• _Goal_
Leaving out every picture, copy the lines of the data exactly, from the first through the line containing "0.76, 0.85, 1.97];".

** begin **

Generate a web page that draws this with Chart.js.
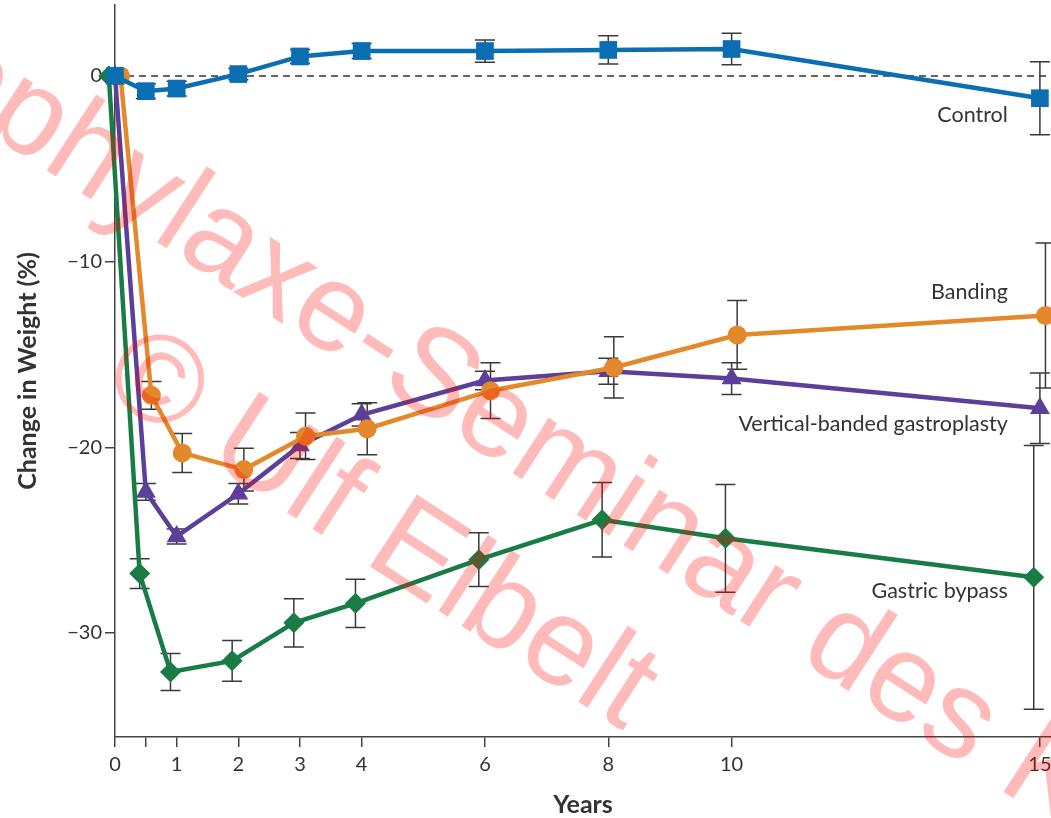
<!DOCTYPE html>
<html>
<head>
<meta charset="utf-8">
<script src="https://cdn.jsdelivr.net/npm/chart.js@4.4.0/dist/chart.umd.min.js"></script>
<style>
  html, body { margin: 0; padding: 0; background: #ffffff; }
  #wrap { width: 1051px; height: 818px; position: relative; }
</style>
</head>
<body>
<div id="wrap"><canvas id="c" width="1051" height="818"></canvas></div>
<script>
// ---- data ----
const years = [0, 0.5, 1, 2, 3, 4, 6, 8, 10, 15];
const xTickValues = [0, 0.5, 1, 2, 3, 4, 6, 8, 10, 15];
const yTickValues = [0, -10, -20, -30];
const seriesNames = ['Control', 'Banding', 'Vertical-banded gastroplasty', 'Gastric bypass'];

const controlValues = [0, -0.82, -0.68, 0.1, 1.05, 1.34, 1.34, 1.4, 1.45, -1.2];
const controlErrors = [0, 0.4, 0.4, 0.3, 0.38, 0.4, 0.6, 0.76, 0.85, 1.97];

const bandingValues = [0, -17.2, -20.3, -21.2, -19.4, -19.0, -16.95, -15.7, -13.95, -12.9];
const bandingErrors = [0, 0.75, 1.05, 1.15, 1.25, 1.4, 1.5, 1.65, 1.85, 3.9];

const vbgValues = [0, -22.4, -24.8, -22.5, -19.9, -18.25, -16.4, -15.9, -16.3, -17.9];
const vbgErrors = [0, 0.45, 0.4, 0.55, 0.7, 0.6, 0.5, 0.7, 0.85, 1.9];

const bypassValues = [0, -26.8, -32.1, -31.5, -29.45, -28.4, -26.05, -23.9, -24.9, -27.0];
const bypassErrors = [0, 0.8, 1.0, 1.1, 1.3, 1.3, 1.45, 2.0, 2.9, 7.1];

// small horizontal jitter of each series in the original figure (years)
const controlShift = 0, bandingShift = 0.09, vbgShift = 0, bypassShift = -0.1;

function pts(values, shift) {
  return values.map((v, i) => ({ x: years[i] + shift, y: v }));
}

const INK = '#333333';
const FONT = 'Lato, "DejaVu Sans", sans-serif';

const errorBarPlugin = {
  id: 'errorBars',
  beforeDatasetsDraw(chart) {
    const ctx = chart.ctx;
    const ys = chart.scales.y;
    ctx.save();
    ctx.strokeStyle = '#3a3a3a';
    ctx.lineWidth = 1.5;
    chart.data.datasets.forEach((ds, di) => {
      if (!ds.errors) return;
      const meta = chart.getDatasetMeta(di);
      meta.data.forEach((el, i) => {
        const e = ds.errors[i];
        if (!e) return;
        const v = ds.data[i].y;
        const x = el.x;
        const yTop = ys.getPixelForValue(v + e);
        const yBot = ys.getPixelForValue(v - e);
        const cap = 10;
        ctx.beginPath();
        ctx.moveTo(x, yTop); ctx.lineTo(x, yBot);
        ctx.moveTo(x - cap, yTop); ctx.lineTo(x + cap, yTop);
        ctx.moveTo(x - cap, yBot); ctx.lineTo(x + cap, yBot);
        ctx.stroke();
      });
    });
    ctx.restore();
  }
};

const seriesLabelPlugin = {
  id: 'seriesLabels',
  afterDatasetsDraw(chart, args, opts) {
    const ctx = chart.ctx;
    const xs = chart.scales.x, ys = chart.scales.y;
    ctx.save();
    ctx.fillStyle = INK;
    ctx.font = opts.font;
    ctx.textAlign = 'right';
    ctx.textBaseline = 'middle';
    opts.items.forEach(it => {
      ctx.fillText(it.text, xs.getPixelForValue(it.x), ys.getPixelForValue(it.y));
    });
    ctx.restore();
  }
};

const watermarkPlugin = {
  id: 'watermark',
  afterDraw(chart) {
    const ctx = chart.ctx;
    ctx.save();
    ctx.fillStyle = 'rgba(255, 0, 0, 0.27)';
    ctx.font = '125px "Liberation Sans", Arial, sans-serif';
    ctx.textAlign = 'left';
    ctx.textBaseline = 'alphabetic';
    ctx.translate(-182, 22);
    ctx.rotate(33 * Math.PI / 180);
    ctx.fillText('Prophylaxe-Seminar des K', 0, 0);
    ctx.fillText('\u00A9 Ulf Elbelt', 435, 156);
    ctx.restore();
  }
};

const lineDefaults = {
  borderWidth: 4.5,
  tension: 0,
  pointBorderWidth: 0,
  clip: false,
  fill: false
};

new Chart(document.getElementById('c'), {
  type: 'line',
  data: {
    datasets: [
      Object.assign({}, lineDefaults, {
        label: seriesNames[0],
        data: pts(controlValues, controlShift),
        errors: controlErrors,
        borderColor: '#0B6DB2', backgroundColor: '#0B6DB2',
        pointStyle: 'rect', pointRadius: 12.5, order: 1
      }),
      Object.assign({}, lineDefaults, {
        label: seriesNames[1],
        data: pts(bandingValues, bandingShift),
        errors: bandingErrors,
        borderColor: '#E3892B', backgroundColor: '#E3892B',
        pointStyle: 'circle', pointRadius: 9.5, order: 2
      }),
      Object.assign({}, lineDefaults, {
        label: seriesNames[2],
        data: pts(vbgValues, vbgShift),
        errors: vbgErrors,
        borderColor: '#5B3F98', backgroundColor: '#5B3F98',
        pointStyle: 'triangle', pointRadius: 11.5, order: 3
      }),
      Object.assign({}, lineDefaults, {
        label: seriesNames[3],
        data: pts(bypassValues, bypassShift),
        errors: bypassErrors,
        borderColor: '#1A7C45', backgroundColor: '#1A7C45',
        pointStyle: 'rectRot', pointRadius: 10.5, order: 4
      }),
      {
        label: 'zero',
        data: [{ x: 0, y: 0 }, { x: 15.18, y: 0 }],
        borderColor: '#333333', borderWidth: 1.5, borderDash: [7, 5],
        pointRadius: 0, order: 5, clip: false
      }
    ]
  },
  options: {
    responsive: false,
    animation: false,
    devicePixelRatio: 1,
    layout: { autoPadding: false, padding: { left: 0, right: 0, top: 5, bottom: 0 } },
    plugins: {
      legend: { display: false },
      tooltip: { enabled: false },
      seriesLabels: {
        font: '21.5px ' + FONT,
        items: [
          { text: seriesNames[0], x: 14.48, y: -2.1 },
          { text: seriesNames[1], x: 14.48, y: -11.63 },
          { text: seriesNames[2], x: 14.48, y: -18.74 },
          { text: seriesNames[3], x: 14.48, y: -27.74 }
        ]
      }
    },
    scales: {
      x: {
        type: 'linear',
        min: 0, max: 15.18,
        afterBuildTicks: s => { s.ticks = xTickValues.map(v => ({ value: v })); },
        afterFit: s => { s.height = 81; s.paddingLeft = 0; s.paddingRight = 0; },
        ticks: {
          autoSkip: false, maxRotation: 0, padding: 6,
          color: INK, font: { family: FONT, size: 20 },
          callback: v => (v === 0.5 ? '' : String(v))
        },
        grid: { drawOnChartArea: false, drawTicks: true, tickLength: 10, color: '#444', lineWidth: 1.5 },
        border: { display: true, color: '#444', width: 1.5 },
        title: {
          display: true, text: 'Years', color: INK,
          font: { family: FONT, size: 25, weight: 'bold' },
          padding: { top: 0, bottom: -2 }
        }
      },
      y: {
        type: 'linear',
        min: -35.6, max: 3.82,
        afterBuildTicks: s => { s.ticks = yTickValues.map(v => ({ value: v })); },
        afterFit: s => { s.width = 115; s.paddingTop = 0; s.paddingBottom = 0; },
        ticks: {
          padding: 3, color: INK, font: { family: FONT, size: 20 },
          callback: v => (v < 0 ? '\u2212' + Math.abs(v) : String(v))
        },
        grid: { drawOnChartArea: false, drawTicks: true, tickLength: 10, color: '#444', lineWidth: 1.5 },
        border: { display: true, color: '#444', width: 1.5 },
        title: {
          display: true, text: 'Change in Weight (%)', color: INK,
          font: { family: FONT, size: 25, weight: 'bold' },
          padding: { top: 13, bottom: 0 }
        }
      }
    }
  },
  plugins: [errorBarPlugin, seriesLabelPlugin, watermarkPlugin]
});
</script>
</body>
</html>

** end **

• _Reply to the exercise_
Generate a web page that draws this with Chart.js.
<!DOCTYPE html>
<html>
<head>
<meta charset="utf-8">
<script src="https://cdn.jsdelivr.net/npm/chart.js@4.4.0/dist/chart.umd.min.js"></script>
<style>
  html, body { margin: 0; padding: 0; background: #ffffff; }
  #wrap { width: 1051px; height: 818px; position: relative; }
</style>
</head>
<body>
<div id="wrap"><canvas id="c" width="1051" height="818"></canvas></div>
<script>
// ---- data ----
const years = [0, 0.5, 1, 2, 3, 4, 6, 8, 10, 15];
const xTickValues = [0, 0.5, 1, 2, 3, 4, 6, 8, 10, 15];
const yTickValues = [0, -10, -20, -30];
const seriesNames = ['Control', 'Banding', 'Vertical-banded gastroplasty', 'Gastric bypass'];

const controlValues = [0, -0.82, -0.68, 0.1, 1.05, 1.34, 1.34, 1.4, 1.45, -1.2];
const controlErrors = [0, 0.4, 0.4, 0.3, 0.38, 0.4, 0.6, 0.76, 0.85, 1.97];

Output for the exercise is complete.